Choreography: Tony gets sent through to Vegas, and he drama queens into a sitting position for some reason. He's already annoying. Clogger Norris is through too. In all, twenty-eight people from Day One have made it through.
Day Two: Brian Gaynor, 22, from Kennesaw, GA, is a computer science major. He's got scoliosis, which is curvature of the spine. He's very short. His robot is INCREDIBLE. The judges love him. Nigel calls him sensational, and he uses his physical condition to his brilliant advantage. Brian takes in all the compliments, and they send him on to choreography. I can't get over him. I keep rewinding to watch that over again. I'm 31 years old, I'm in my rec room thinking, "Damn, I need to start doing the robot."

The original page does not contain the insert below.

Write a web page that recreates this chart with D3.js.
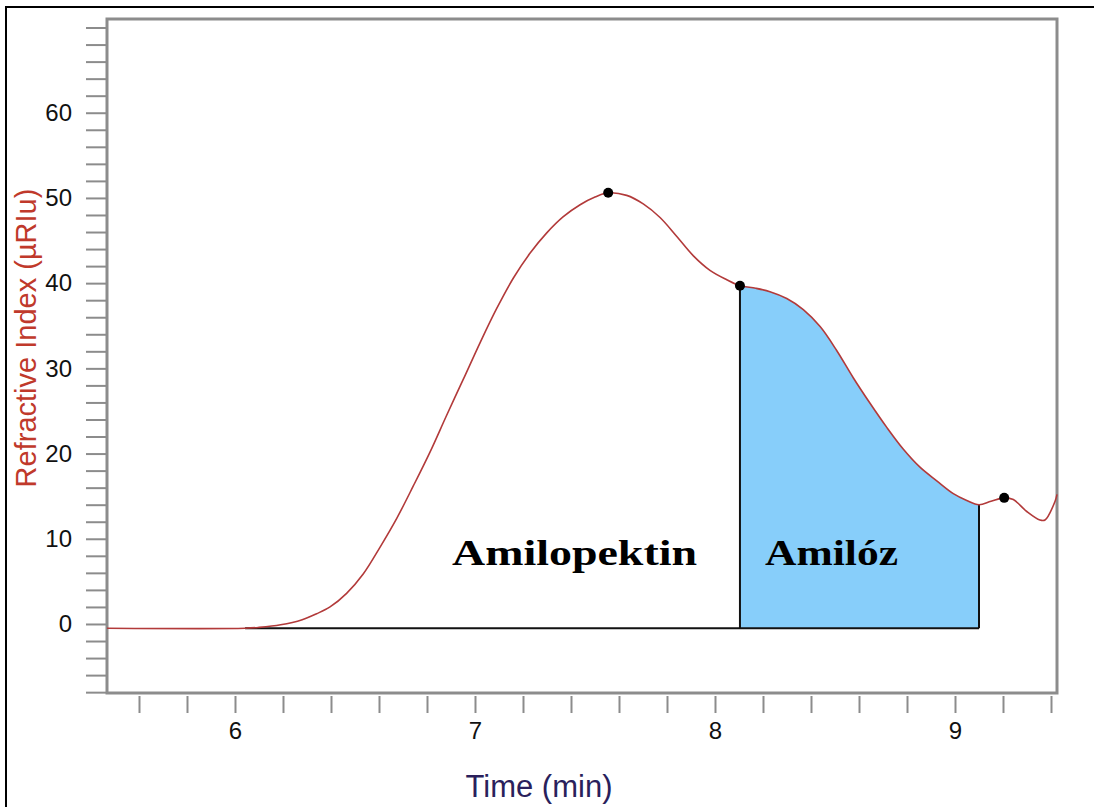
<!DOCTYPE html>
<html>
<head>
<meta charset="utf-8">
<script src="https://cdn.jsdelivr.net/npm/d3@7"></script>
<style>
  body { margin: 0; background: #fff; }
  svg { display: block; }
</style>
</head>
<body>
<script>
// retention time (min) and detector signal (µRIu)
const times = [5.467, 6.042, 6.1, 6.19, 6.28, 6.34, 6.396, 6.465, 6.535, 6.604, 6.674, 6.743, 6.813, 6.882, 6.951,
  7.021, 7.09, 7.16, 7.229, 7.299, 7.368, 7.438, 7.5, 7.555, 7.632, 7.701, 7.771, 7.84, 7.91, 7.979,
  8.049, 8.104, 8.17, 8.229, 8.299, 8.368, 8.438, 8.507, 8.576, 8.646, 8.715, 8.785, 8.854, 8.924,
  8.993, 9.049, 9.1, 9.15, 9.205, 9.243, 9.299, 9.354, 9.375, 9.417, 9.425];
const signal = [-0.5, -0.5, -0.4, -0.1, 0.5, 1.2, 2.0, 3.6, 5.9, 9.0, 12.4, 16.2, 20.2, 24.5, 28.7,
  33.0, 37.0, 40.6, 43.5, 45.9, 47.8, 49.2, 50.1, 50.6, 50.3, 49.3, 47.7, 45.5, 43.2, 41.5,
  40.4, 39.7, 39.4, 39.0, 38.2, 36.9, 34.9, 32.1, 28.9, 25.9, 23.1, 20.5, 18.4, 16.8,
  15.3, 14.5, 14.0, 14.4, 14.8, 14.6, 13.2, 12.2, 12.2, 14.4, 15.2];

// peak markers (time, signal)
const markerTimes = [7.555, 8.104, 9.205];
const markerValues = [50.6, 39.7, 14.8];

// integration: baseline start/end and the amylose cut
const baseStart = 6.042;
const baseEnd = 9.1;
const baseLevel = -0.5;
const cutTime = 8.104;

const xTickValues = d3.range(5.6, 9.41, 0.2);
const xLabelValues = [6, 7, 8, 9];
const yTickValues = d3.range(-8, 71, 2);
const yLabelValues = [0, 10, 20, 30, 40, 50, 60];

const peakLabels = ["Amilopektin", "Amilóz"];

const width = 1094, height = 807;
const plot = {left: 107, top: 19, right: 1057, bottom: 693};

const data = times.map(function (t, i) { return {t: t, v: signal[i]}; });

const svg = d3.select("body").append("svg")
  .attr("width", width)
  .attr("height", height);

const x = d3.scaleLinear().domain([5.4667, 9.425]).range([plot.left, plot.right]);
const y = d3.scaleLinear().domain([-8.1, 71.0]).range([plot.bottom, plot.top]);

// outer picture border (left and top only are visible)
svg.append("line").attr("x1", 6).attr("x2", 6).attr("y1", 6).attr("y2", height)
  .attr("stroke", "#000").attr("stroke-width", 2);
svg.append("line").attr("x1", 5).attr("x2", width).attr("y1", 7).attr("y2", 7)
  .attr("stroke", "#000").attr("stroke-width", 2);

// y axis ticks
const yAxis = svg.append("g")
  .attr("transform", "translate(" + (plot.left - 1) + ",0)")
  .call(d3.axisLeft(y).tickValues(yTickValues).tickSize(20).tickSizeOuter(0).tickPadding(14)
    .tickFormat(function (d) { return yLabelValues.indexOf(d) >= 0 ? d : ""; }));
yAxis.select(".domain").remove();
yAxis.selectAll(".tick line").attr("stroke", "#8c8c8c").attr("stroke-width", 2);
yAxis.selectAll(".tick text")
  .attr("fill", "#111")
  .style("font", "24px 'Liberation Sans', Arial, sans-serif");

// x axis ticks
const xAxis = svg.append("g")
  .attr("transform", "translate(0," + (plot.bottom + 3) + ")")
  .call(d3.axisBottom(x).tickValues(xTickValues).tickSize(17).tickSizeOuter(0).tickPadding(9)
    .tickFormat(function (d) {
      const r = Math.round(d * 10) / 10;
      return xLabelValues.indexOf(r) >= 0 ? r : "";
    }));
xAxis.select(".domain").remove();
xAxis.selectAll(".tick line").attr("stroke", "#8c8c8c").attr("stroke-width", 2);
xAxis.selectAll(".tick text")
  .attr("fill", "#111")
  .style("font", "24px 'Liberation Sans', Arial, sans-serif");

// plot frame
svg.append("rect")
  .attr("x", plot.left).attr("y", plot.top)
  .attr("width", plot.right - plot.left).attr("height", plot.bottom - plot.top)
  .attr("fill", "none").attr("stroke", "#8c8c8c").attr("stroke-width", 3);

const curve = d3.curveCatmullRom.alpha(0.5);

// amylose area, clipped between the cut and the baseline end
svg.append("clipPath").attr("id", "amyClip")
  .append("rect")
  .attr("x", x(cutTime)).attr("y", plot.top)
  .attr("width", x(baseEnd) - x(cutTime)).attr("height", y(baseLevel) - plot.top);

svg.append("path")
  .datum(data)
  .attr("clip-path", "url(#amyClip)")
  .attr("fill", "#87cefa")
  .attr("d", d3.area().curve(curve)
    .x(function (d) { return x(d.t); })
    .y0(y(baseLevel))
    .y1(function (d) { return y(d.v); }));

// integration baseline and drop lines
svg.append("line")
  .attr("x1", x(baseStart)).attr("x2", x(baseEnd))
  .attr("y1", y(baseLevel)).attr("y2", y(baseLevel))
  .attr("stroke", "#111").attr("stroke-width", 2);
svg.append("line")
  .attr("x1", x(cutTime)).attr("x2", x(cutTime))
  .attr("y1", y(baseLevel)).attr("y2", y(signal[times.indexOf(cutTime)]))
  .attr("stroke", "#111").attr("stroke-width", 2);
svg.append("line")
  .attr("x1", x(baseEnd)).attr("x2", x(baseEnd))
  .attr("y1", y(baseLevel)).attr("y2", y(signal[times.indexOf(baseEnd)]))
  .attr("stroke", "#111").attr("stroke-width", 2);

// chromatogram trace
svg.append("path")
  .datum(data)
  .attr("fill", "none")
  .attr("stroke", "#b23a3a")
  .attr("stroke-width", 1.6)
  .attr("d", d3.line().curve(curve)
    .x(function (d) { return x(d.t); })
    .y(function (d) { return y(d.v); }));

// peak markers
svg.append("g")
  .selectAll("circle")
  .data(markerTimes)
  .join("circle")
  .attr("cx", function (d) { return x(d); })
  .attr("cy", function (d, i) { return y(markerValues[i]); })
  .attr("r", 5)
  .attr("fill", "#000");

// peak names
svg.append("text")
  .attr("x", 452).attr("y", 565)
  .attr("textLength", 245).attr("lengthAdjust", "spacingAndGlyphs")
  .style("font", "bold 36px 'Liberation Serif', 'Times New Roman', serif")
  .attr("fill", "#000")
  .text(peakLabels[0]);
svg.append("text")
  .attr("x", 765).attr("y", 565)
  .attr("textLength", 133).attr("lengthAdjust", "spacingAndGlyphs")
  .style("font", "bold 36px 'Liberation Serif', 'Times New Roman', serif")
  .attr("fill", "#000")
  .text(peakLabels[1]);

// axis titles
svg.append("text")
  .attr("transform", "translate(26,338) rotate(-90)")
  .attr("text-anchor", "middle")
  .attr("dominant-baseline", "central")
  .attr("fill", "#c0392b")
  .style("font", "29px 'Liberation Sans', Arial, sans-serif")
  .text("Refractive Index (µRIu)");

svg.append("text")
  .attr("x", 539).attr("y", 797)
  .attr("text-anchor", "middle")
  .attr("fill", "#2a1f5c")
  .style("font", "31px 'Liberation Sans', Arial, sans-serif")
  .text("Time (min)");
</script>
</body>
</html>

Myles Johnson, 20, of Cartersville, GA, was a football player who broke his leg, and took up ballet at his coach's suggestion, to help his leg heal better. Apparently, he really liked it, much to the chagrin of his asshole father ("He was the perfect son," laments this prick), who spends most of an interview talking about how hard this been. "I had it all," says the dad, meaning an all-American quarterback who was dating a cheerleader. And now he has a lot less in his life, now that his son is a dancer, is that right? Because a dancing son probably wants butt sex, right? Myles's dad was all supportive of the ballet, only inasmuch as it would help the football. But once Myles gave up football for dancing, his dad basically disowned him for awhile. This is heart-breaking. Myles gets teary-eyed when he sits next to his dad and talks about how much his support means to him. His dad just stares at him, clearly thinking, "Stop crying, sissy." All the judges agree Myles is really good for only having eight months of training, and he will get better. Shane gives Myles a no in moving on, but Nigel decides to send him on to choreography, wanting to be part of the "learning process," and Mary agrees. Neither of them think he'll make it through choreography to Vegas. But since we've seen so much in the way of interviews and video of Myles and his dad, you don't have to be Nostradamus to figure out he's going to make it. At least son and pop seem to be speaking now, even if dad seems to think he's lost something with Myles giving up football.
Ashley Simpson, 18, of Tempe, AZ, apparently meets a lot of stupid people who can't fathom more than one person having such a unique name. She's good, I suppose. What do I know? Shane loved it. Mary says she was fantastic. Nigel calls her very good and sends her on to choreography, but Mary wants to put her straight through to Vegas. Shane agrees, and Nigel gives in (maybe it was Ashley's hopping up and down that convinced him)?